Nothing in the data should change when you return it, but leave the pictures out.

### Dataset extract
.....

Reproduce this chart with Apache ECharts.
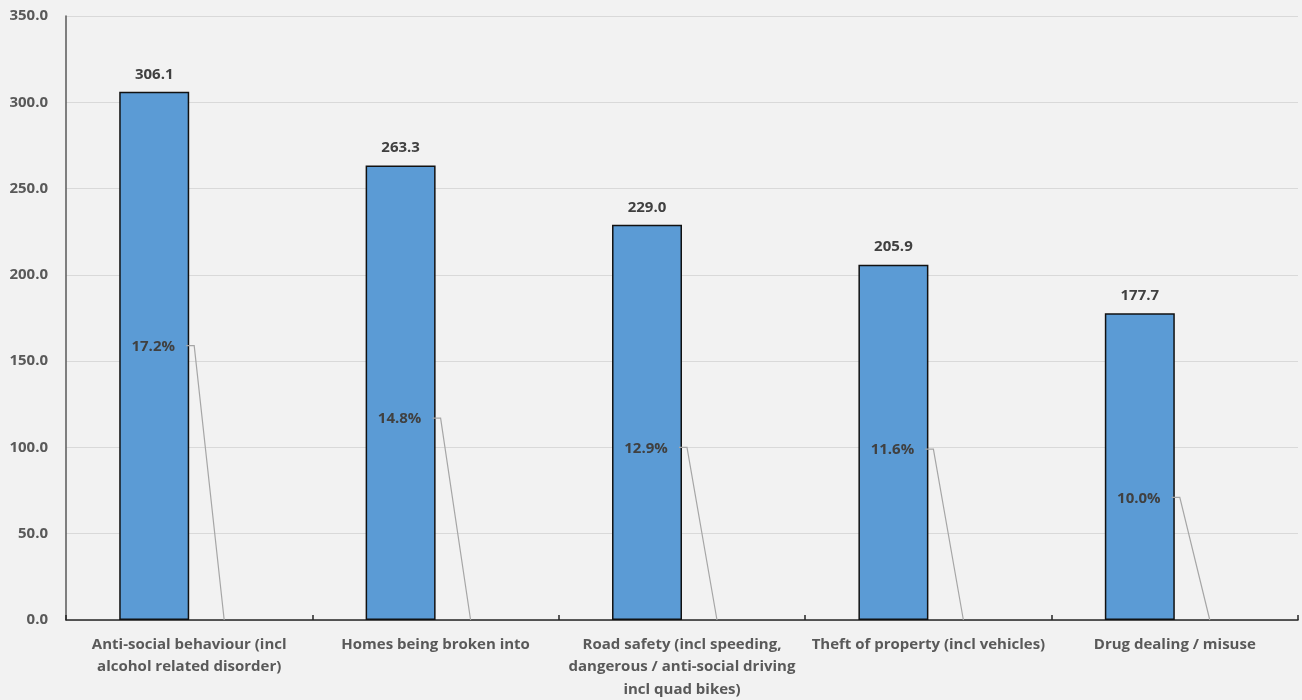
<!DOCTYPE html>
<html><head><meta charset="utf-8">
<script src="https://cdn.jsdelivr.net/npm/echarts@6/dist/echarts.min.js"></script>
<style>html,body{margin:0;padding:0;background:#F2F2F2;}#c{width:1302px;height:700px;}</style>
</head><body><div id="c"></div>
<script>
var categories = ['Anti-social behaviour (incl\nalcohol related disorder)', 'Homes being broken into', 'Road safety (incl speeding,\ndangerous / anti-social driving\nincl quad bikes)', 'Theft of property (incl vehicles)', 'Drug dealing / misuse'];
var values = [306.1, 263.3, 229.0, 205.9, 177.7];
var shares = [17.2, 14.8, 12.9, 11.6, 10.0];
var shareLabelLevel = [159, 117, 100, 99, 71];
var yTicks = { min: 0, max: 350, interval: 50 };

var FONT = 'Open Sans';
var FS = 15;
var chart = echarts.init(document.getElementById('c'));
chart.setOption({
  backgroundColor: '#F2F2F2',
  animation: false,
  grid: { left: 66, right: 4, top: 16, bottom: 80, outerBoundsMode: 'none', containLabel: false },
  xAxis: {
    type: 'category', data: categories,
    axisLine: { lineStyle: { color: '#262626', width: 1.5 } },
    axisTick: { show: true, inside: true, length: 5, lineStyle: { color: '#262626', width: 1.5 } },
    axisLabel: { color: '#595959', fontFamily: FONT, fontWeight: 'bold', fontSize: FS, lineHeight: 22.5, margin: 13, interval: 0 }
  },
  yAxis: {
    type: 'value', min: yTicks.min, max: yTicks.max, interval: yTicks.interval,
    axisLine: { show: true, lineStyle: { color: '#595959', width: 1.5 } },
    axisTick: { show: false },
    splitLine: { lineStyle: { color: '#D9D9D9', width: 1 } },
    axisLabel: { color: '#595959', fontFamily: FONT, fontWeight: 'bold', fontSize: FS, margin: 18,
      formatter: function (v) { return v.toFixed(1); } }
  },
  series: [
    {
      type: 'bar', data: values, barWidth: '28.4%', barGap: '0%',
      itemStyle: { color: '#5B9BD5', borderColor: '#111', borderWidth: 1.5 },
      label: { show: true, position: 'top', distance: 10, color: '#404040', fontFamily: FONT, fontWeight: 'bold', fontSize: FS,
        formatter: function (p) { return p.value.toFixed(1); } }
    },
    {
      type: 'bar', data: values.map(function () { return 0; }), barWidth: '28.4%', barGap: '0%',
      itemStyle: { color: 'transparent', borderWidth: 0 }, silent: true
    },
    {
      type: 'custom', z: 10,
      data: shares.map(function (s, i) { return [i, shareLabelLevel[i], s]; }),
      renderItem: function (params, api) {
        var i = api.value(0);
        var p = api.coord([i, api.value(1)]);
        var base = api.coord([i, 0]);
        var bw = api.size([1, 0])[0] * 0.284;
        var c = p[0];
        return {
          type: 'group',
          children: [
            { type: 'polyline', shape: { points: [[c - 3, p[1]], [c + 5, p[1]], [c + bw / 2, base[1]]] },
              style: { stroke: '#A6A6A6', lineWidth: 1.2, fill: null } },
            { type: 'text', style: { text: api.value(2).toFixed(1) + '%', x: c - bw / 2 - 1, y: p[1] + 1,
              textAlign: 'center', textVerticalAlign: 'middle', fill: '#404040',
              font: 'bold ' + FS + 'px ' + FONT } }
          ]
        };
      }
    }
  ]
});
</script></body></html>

.....

### Final result
Reproduce this chart with Apache ECharts.
<!DOCTYPE html>
<html><head><meta charset="utf-8">
<script src="https://cdn.jsdelivr.net/npm/echarts@6/dist/echarts.min.js"></script>
<style>html,body{margin:0;padding:0;background:#F2F2F2;}#c{width:1302px;height:700px;}</style>
</head><body><div id="c"></div>
<script>
var categories = ['Anti-social behaviour (incl\nalcohol related disorder)', 'Homes being broken into', 'Road safety (incl speeding,\ndangerous / anti-social driving\nincl quad bikes)', 'Theft of property (incl vehicles)', 'Drug dealing / misuse'];
var values = [306.1, 263.3, 229.0, 205.9, 177.7];
var shares = [17.2, 14.8, 12.9, 11.6, 10.0];
var shareLabelLevel = [159, 117, 100, 99, 71];
var yTicks = { min: 0, max: 350, interval: 50 };

var FONT = 'Open Sans';
var FS = 15;
var chart = echarts.init(document.getElementById('c'));
chart.setOption({
  backgroundColor: '#F2F2F2',
  animation: false,
  grid: { left: 66, right: 4, top: 16, bottom: 80, outerBoundsMode: 'none', containLabel: false },
  xAxis: {
    type: 'category', data: categories,
    axisLine: { lineStyle: { color: '#262626', width: 1.5 } },
    axisTick: { show: true, inside: true, length: 5, lineStyle: { color: '#262626', width: 1.5 } },
    axisLabel: { color: '#595959', fontFamily: FONT, fontWeight: 'bold', fontSize: FS, lineHeight: 22.5, margin: 13, interval: 0 }
  },
  yAxis: {
    type: 'value', min: yTicks.min, max: yTicks.max, interval: yTicks.interval,
    axisLine: { show: true, lineStyle: { color: '#595959', width: 1.5 } },
    axisTick: { show: false },
    splitLine: { lineStyle: { color: '#D9D9D9', width: 1 } },
    axisLabel: { color: '#595959', fontFamily: FONT, fontWeight: 'bold', fontSize: FS, margin: 18,
      formatter: function (v) { return v.toFixed(1); } }
  },
  series: [
    {
      type: 'bar', data: values, barWidth: '28.4%', barGap: '0%',
      itemStyle: { color: '#5B9BD5', borderColor: '#111', borderWidth: 1.5 },
      label: { show: true, position: 'top', distance: 10, color: '#404040', fontFamily: FONT, fontWeight: 'bold', fontSize: FS,
        formatter: function (p) { return p.value.toFixed(1); } }
    },
    {
      type: 'bar', data: values.map(function () { return 0; }), barWidth: '28.4%', barGap: '0%',
      itemStyle: { color: 'transparent', borderWidth: 0 }, silent: true
    },
    {
      type: 'custom', z: 10,
      data: shares.map(function (s, i) { return [i, shareLabelLevel[i], s]; }),
      renderItem: function (params, api) {
        var i = api.value(0);
        var p = api.coord([i, api.value(1)]);
        var base = api.coord([i, 0]);
        var bw = api.size([1, 0])[0] * 0.284;
        var c = p[0];
        return {
          type: 'group',
          children: [
            { type: 'polyline', shape: { points: [[c - 3, p[1]], [c + 5, p[1]], [c + bw / 2, base[1]]] },
              style: { stroke: '#A6A6A6', lineWidth: 1.2, fill: null } },
            { type: 'text', style: { text: api.value(2).toFixed(1) + '%', x: c - bw / 2 - 1, y: p[1] + 1,
              textAlign: 'center', textVerticalAlign: 'middle', fill: '#404040',
              font: 'bold ' + FS + 'px ' + FONT } }
          ]
        };
      }
    }
  ]
});
</script></body></html>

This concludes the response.